Exercise
Your task is to retype, word for word, the lines from the start of the data through the line holding "from bokeh.core.properties import value". Do not include the pictures.

Source data
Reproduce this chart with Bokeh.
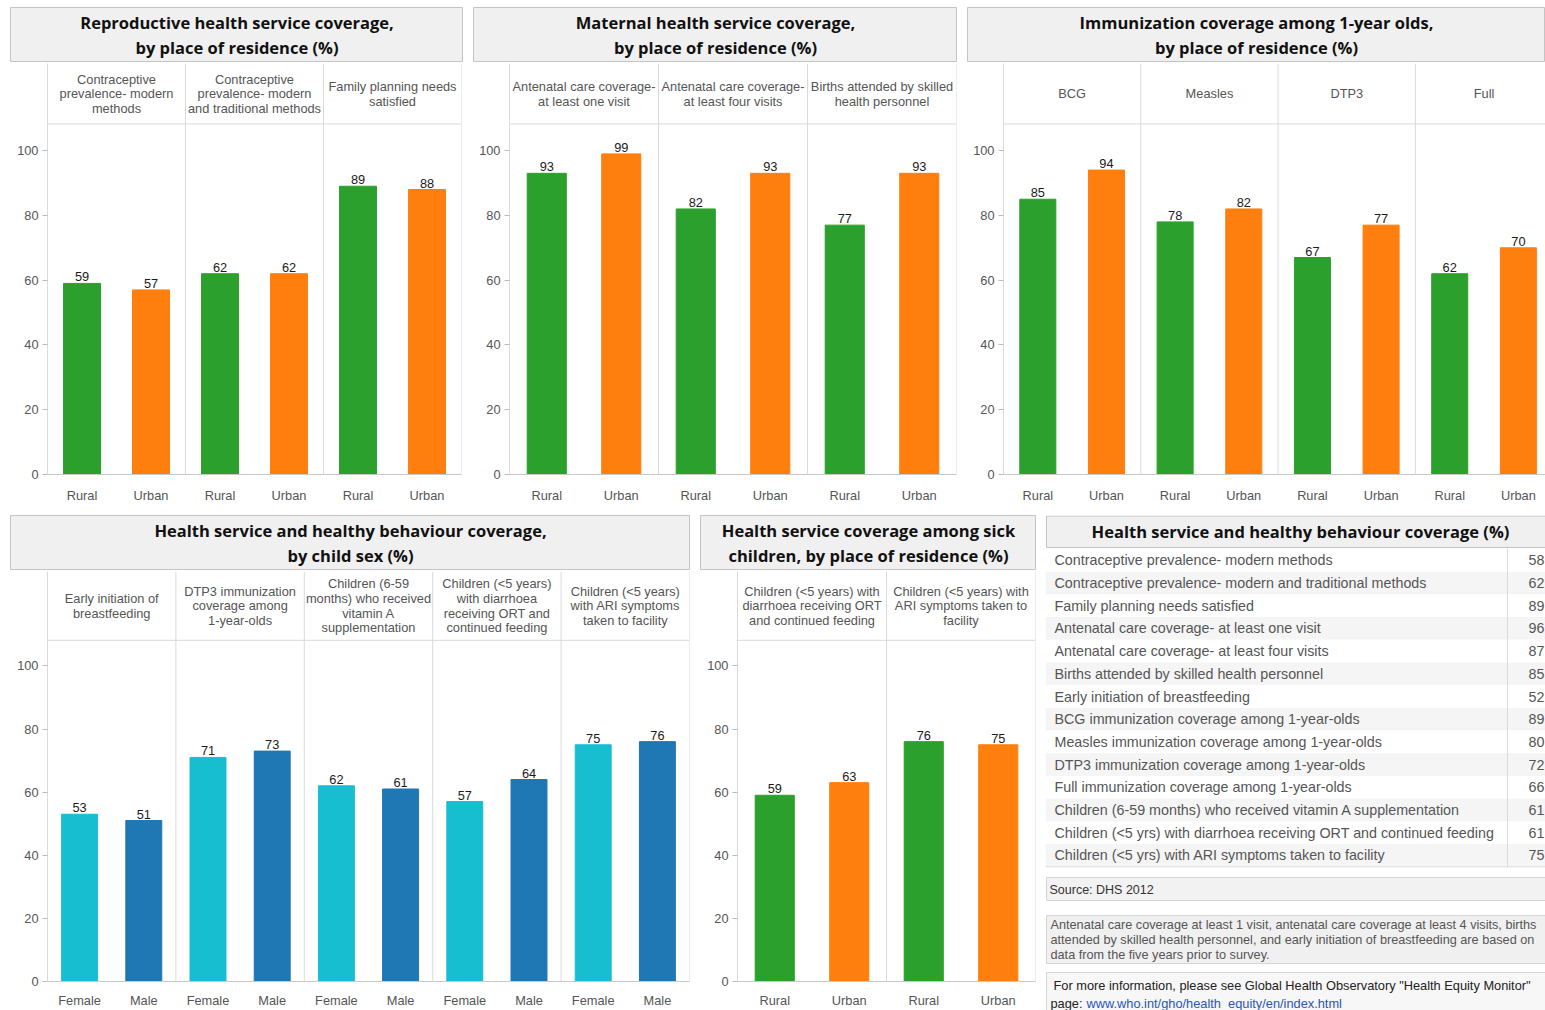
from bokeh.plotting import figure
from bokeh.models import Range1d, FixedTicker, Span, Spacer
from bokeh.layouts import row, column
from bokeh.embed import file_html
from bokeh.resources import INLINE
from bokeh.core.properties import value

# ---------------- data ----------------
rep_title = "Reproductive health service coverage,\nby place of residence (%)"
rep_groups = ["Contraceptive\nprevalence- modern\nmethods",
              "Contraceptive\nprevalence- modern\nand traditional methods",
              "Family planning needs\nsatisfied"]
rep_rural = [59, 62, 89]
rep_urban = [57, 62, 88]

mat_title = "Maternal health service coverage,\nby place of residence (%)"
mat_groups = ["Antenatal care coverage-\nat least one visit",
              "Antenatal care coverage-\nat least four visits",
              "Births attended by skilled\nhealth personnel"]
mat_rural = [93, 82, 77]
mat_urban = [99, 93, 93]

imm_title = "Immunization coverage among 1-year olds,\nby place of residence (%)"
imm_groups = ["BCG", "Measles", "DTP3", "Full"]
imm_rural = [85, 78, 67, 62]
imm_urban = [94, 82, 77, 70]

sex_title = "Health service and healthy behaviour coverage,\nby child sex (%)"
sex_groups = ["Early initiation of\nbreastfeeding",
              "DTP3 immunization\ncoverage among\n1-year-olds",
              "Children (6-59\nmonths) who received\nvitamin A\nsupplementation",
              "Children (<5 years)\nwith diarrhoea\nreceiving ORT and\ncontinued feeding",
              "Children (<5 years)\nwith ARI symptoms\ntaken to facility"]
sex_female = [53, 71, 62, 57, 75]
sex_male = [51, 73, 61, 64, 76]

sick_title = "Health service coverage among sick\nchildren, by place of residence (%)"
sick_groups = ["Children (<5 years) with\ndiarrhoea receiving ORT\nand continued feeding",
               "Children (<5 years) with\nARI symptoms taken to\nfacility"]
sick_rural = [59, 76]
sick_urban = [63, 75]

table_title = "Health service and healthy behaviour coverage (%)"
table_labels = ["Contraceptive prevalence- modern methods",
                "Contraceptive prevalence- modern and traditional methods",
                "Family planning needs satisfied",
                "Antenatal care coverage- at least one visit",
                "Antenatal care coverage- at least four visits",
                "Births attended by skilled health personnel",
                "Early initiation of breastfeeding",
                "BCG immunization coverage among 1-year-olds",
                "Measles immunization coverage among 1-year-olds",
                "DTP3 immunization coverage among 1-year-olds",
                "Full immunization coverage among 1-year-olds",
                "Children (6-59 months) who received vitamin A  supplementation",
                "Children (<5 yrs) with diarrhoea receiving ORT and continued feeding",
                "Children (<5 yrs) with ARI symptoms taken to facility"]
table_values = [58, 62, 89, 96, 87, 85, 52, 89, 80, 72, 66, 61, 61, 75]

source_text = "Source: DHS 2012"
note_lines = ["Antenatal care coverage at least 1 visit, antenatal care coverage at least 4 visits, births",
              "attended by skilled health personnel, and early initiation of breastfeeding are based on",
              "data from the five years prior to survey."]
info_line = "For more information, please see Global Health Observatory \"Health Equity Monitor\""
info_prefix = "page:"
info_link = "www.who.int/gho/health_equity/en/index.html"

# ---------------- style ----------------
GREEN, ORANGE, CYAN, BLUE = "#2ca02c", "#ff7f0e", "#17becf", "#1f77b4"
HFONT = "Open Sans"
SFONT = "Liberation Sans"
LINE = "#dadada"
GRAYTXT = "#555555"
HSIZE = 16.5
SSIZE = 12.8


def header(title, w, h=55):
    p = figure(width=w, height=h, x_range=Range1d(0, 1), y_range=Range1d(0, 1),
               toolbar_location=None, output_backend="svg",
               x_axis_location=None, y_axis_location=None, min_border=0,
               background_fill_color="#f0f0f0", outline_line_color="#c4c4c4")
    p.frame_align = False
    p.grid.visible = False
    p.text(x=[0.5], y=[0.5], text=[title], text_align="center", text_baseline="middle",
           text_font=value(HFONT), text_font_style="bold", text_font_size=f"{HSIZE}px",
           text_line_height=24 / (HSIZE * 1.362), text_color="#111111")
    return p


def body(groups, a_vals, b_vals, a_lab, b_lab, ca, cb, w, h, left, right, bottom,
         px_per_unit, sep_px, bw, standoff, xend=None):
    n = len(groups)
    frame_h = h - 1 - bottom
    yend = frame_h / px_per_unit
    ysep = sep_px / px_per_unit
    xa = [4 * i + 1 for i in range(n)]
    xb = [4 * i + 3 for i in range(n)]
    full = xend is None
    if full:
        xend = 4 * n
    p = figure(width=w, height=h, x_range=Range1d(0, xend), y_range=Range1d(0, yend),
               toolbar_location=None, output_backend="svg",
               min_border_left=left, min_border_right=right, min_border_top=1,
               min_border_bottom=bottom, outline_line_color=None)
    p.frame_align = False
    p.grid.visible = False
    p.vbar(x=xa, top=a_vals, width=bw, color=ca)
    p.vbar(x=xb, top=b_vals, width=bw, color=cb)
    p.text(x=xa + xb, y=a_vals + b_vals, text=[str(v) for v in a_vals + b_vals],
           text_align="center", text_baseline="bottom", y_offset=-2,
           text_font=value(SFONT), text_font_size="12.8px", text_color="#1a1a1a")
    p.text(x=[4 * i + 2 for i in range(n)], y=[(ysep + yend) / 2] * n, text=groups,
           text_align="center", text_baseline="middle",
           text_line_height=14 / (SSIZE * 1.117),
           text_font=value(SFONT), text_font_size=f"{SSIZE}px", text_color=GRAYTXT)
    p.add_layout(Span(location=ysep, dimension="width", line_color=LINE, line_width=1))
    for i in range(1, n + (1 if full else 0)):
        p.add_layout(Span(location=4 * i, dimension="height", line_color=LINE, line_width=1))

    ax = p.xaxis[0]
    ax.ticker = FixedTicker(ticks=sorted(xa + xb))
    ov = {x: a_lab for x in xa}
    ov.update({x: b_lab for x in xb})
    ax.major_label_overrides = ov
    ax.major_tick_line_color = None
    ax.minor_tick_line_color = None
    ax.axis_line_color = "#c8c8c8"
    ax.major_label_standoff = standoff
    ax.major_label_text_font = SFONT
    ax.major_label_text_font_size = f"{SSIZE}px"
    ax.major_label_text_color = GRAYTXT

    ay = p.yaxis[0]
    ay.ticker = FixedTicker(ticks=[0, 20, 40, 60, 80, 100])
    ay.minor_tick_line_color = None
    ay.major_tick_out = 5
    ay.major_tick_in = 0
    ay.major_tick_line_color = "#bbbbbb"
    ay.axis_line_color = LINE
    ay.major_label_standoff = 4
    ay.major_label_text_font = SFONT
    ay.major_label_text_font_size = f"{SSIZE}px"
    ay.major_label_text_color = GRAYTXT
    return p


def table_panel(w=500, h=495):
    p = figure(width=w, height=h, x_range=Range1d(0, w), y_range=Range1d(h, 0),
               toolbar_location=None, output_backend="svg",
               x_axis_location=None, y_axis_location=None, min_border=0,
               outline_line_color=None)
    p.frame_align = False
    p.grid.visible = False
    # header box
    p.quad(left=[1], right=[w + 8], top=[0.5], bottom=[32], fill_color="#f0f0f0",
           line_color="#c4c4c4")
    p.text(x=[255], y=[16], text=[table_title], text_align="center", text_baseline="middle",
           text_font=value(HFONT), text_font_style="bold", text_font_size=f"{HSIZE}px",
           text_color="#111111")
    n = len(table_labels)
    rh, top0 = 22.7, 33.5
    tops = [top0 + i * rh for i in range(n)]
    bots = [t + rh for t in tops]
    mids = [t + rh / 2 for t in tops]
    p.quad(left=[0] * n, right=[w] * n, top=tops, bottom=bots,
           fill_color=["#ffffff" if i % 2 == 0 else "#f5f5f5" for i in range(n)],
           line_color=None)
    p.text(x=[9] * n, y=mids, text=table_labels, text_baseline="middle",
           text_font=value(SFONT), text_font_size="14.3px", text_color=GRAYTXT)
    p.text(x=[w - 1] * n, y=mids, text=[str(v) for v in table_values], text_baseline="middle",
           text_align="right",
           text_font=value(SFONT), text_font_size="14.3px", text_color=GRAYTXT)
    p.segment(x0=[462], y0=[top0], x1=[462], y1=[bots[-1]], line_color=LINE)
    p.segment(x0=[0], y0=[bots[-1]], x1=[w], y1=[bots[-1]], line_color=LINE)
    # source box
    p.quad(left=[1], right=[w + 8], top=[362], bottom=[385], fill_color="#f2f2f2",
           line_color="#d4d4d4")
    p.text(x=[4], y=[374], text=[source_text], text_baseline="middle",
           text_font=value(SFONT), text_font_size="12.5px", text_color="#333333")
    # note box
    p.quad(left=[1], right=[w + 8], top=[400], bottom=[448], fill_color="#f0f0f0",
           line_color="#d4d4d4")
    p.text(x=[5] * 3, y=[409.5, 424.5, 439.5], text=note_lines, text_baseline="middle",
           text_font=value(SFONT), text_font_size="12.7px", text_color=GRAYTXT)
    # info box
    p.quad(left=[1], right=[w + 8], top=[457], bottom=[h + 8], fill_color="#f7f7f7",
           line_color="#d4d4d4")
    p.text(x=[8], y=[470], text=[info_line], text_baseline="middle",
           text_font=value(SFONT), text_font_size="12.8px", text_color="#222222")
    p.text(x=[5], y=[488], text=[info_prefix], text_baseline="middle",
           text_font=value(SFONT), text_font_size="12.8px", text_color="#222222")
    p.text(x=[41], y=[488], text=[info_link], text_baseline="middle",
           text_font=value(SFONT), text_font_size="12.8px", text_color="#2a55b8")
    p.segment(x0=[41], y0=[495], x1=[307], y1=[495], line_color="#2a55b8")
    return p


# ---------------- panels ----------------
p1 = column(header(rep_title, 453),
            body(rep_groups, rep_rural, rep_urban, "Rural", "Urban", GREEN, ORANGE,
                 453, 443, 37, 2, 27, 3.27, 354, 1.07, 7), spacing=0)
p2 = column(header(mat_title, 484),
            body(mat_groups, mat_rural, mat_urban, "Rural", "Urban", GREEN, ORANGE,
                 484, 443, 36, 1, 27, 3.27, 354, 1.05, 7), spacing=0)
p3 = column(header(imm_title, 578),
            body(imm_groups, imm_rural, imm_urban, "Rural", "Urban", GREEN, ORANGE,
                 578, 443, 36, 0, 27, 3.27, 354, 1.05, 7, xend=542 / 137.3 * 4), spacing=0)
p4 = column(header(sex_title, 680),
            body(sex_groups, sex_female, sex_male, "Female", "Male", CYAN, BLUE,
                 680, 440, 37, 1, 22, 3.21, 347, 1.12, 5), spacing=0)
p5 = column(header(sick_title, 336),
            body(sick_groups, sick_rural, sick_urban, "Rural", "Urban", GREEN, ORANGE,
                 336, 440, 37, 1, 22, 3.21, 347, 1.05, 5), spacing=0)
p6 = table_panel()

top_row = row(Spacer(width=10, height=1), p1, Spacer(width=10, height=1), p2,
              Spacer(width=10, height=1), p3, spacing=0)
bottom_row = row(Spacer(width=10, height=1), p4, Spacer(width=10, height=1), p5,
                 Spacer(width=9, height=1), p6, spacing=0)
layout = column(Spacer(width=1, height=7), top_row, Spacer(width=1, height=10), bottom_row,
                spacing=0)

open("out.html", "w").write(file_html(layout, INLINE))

Written reply
Reproduce this chart with Bokeh.
from bokeh.plotting import figure
from bokeh.models import Range1d, FixedTicker, Span, Spacer
from bokeh.layouts import row, column
from bokeh.embed import file_html
from bokeh.resources import INLINE
from bokeh.core.properties import value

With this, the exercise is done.